Il 22 aprile 2008 l’interrogazione sulle bombe proibite in Consiglio Regionale ad Ancona fa un buco nell’acqua.

Nel 2010 Luca Ceriscioli – nel ruolo di primo cittadino -scrisse al ministro della Difesa La Russa, ma non ebbe una risposta risolutiva.
Nel 2014 il Comitato Nazionale Bonifica Armi Chimiche ha presentato alla locale Procura un esposto, archiviato nel 2015 dalla pm Garulli. I firmatari della documentata denuncia – Alessandro Lelli e Italo Campagnoli – hanno richiesto l’acquisizione del fascicolo giudiziario, che però da mesi viene pretestuosamente viene negato agli aventi diritto. Il magistrato investito del caso, ha minimamente indagato?
Anche tutti i governi italiani (all’epoca da Berlusconi e oggi fino alla Meloni) dal 25 novembre 2010, non rispondono all’interrogazione parlamentare a risposta scritta numero 4/09713. Perché?

Inoltre, nel 2017 grazie al voto contrario dell’attuale sindaco di Pesaro Biancani, non è stata approvata la mozione 175 che prevedeva la bonifica marina dei pericolosi residuati bellici.

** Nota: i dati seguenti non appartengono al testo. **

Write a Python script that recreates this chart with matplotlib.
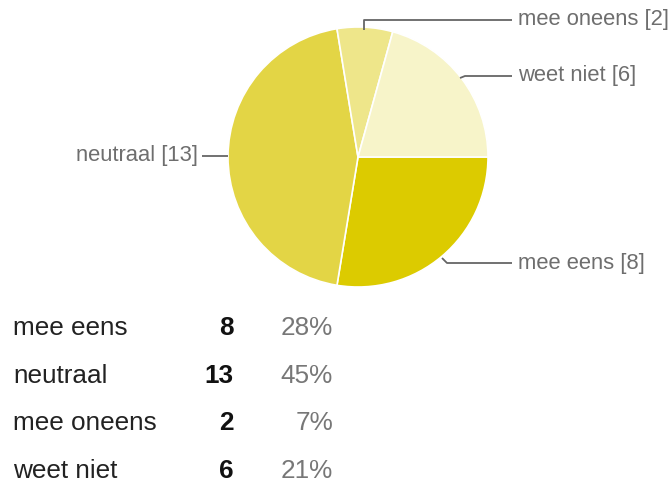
import matplotlib.pyplot as plt

# answers and counts, in pie order (clockwise from 3 o'clock)
labels = ["mee eens", "neutraal", "mee oneens", "weet niet"]
counts = [8, 13, 2, 6]
colors = ["#DCCB00", "#E3D545", "#EEE68A", "#F7F4C9"]

W, H = 671, 483
fig = plt.figure(figsize=(W / 100, H / 100), dpi=100)
ax = fig.add_axes([0, 0, 1, 1])
ax.set_xlim(0, W)
ax.set_ylim(H, 0)
ax.set_aspect("equal")
ax.axis("off")

plt.rcParams["font.family"] = ["Liberation Sans", "DejaVu Sans"]

cx, cy, r = 358, 157, 130
wedges, _ = ax.pie(counts, colors=colors, startangle=0, counterclock=True,
                   center=(cx, cy), radius=r,
                   wedgeprops=dict(edgecolor="white", linewidth=1.2))
ax.set_xlim(0, W)
ax.set_ylim(H, 0)

line_col = "#666666"
lab_col = "#6e6e6e"
fs_lab = 15.8

# leader lines (paths) and label anchors
leaders = {
    "mee oneens": ([364, 364, 512], [30, 20, 20], (518, 20, "left")),
    "weet niet": ([460, 465, 512], [78, 76, 76], (518, 76, "left")),
    "neutraal": ([228, 202], [156, 156], (198, 156, "right")),
    "mee eens": ([442, 447, 512], [258, 263, 263], (518, 263, "left")),
}
for lab, n in zip(labels, counts):
    xs, ys, (tx, ty, ha) = leaders[lab]
    ax.plot(xs, ys, color=line_col, lw=1.3, solid_capstyle="butt")
    ax.text(tx, ty, f"{lab} [{n}]", ha=ha, va="center", fontsize=fs_lab,
            color=lab_col)

# summary table below the pie
total = sum(counts)
row_y = [335, 383, 430, 478]
fs_tab = 18.8
for lab, n, y in zip(labels, counts, row_y):
    ax.text(13, y, lab, ha="left", va="baseline", fontsize=fs_tab, color="#222222")
    ax.text(234, y, str(n), ha="right", va="baseline", fontsize=fs_tab,
            fontweight="bold", color="#111111")
    ax.text(333, y, f"{round(100 * n / total)}%", ha="right", va="baseline",
            fontsize=fs_tab, color="#777777")

fig.savefig("out.png", dpi=100)
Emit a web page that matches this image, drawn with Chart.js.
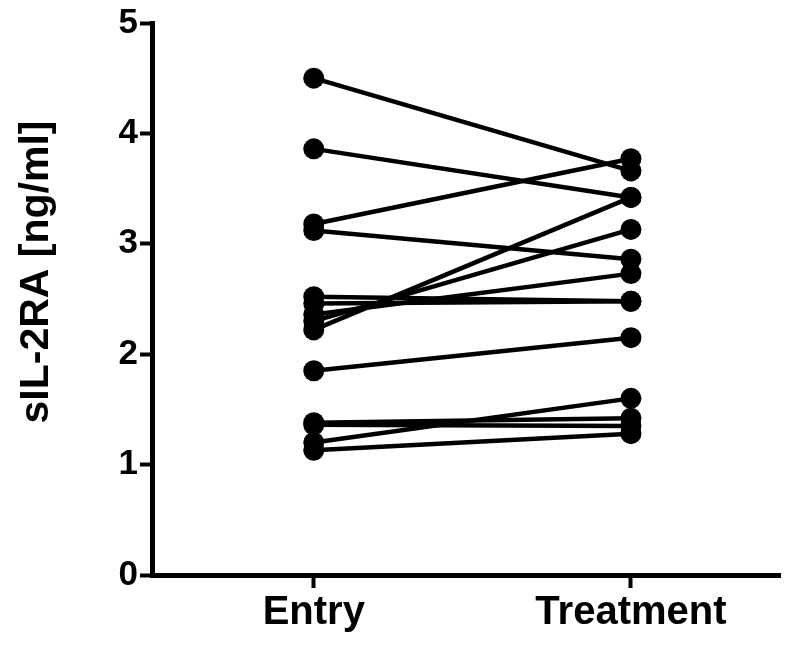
<!DOCTYPE html>
<html>
<head>
<meta charset="utf-8">
<script src="https://cdn.jsdelivr.net/npm/chart.js@4.4.1/dist/chart.umd.min.js"></script>
<style>
html,body{margin:0;padding:0;background:#fff;}
#wrap{width:800px;height:647px;position:relative;}
</style>
</head>
<body>
<div id="wrap"><canvas id="c" width="800" height="647"></canvas></div>
<script>
const categories = ['Entry', 'Treatment'];
const entryValues =     [4.50, 3.86, 3.18, 3.12, 2.52, 2.46, 2.36, 2.30, 2.22, 1.85, 1.38, 1.36, 1.20, 1.13];
const treatmentValues = [3.66, 3.42, 3.77, 2.86, 2.48, 2.48, 2.73, 3.13, 3.42, 2.15, 1.42, 1.35, 1.60, 1.28];
const yTicks = [0, 1, 2, 3, 4, 5];
const yTitle = 'sIL-2RA [ng/ml]';

const datasets = entryValues.map((e, i) => ({
  data: [{x: 0, y: e}, {x: 1, y: treatmentValues[i]}],
  borderColor: '#000',
  backgroundColor: '#000',
  borderWidth: 4.5,
  pointRadius: 10.5,
  pointHoverRadius: 10.5,
  pointBackgroundColor: '#000',
  pointBorderColor: '#000',
  pointBorderWidth: 0,
  showLine: true,
  clip: false
}));

const FONT = '"Liberation Sans", Arial, sans-serif';

const yTitlePlugin = {
  id: 'yTitle',
  afterDraw(chart) {
    const ctx = chart.ctx;
    ctx.save();
    ctx.translate(37, 272);
    ctx.rotate(-Math.PI / 2);
    ctx.font = 'bold 41px ' + FONT;
    ctx.fillStyle = '#000';
    ctx.textAlign = 'center';
    ctx.textBaseline = 'middle';
    ctx.fillText(yTitle, 0, 0);
    ctx.restore();
  }
};

new Chart(document.getElementById('c'), {
  type: 'scatter',
  data: { datasets },
  plugins: [yTitlePlugin],
  options: {
    responsive: false,
    animation: false,
    events: [],
    layout: { padding: { left: 0, top: 20, right: 20, bottom: 0 } },
    plugins: { legend: { display: false }, tooltip: { enabled: false } },
    scales: {
      x: {
        type: 'linear',
        min: -0.51,
        max: 1.47,
        afterBuildTicks: (s) => { s.ticks = categories.map((c, i) => ({ value: i })); },
        afterFit: (s) => { s.height = 72; },
        ticks: {
          callback: (v) => categories[v],
          color: '#000',
          font: { family: FONT, size: 40, weight: 'bold' },
          padding: 1,
          maxRotation: 0
        },
        grid: { drawOnChartArea: false, drawTicks: true, tickLength: 13, tickWidth: 4, tickColor: '#000' },
        border: { display: true, color: '#000', width: 5 }
      },
      y: {
        type: 'linear',
        min: 0,
        max: 5,
        afterBuildTicks: (s) => { s.ticks = yTicks.map(v => ({ value: v })); },
        afterFit: (s) => { s.width = 152; },
        ticks: {
          color: '#000',
          font: { family: FONT, size: 35, weight: 'bold' },
          padding: 2
        },
        title: { display: false },
        grid: { drawOnChartArea: false, drawTicks: true, tickLength: 12, tickWidth: 4, tickColor: '#000' },
        border: { display: true, color: '#000', width: 5 }
      }
    }
  }
});
</script>
</body>
</html>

In compenso, la stessa Regione Marche ha autorizzato in loco, proprio in prossimità delle zone marine inquinate dalla presenza dei predetti veleni chimici, addirittura l’attività di impianti per la maricoltura.


Insomma, un mare minato. A scanso di facili equivoci, anche il Portolano della Marina (periodicamente aggiornato) segnala le aree a rischio e pericolo, dove peraltro, durante la guerra in Jugoslavia sono stati affondati da velivoli targati NATO, numerosi altri ordigni speciali e non convenzionali. Anche in tal caso, la medesima Regione Marche ha fatto finta di niente, come attesta un’interrogazione finita in lettera morta. Poiché le autorità ad ogni livello e grado fanno finta di niente, per squarciare il clima di omertà locale, una domanda è d’obbligo: c’è un giudice almeno a Berlino?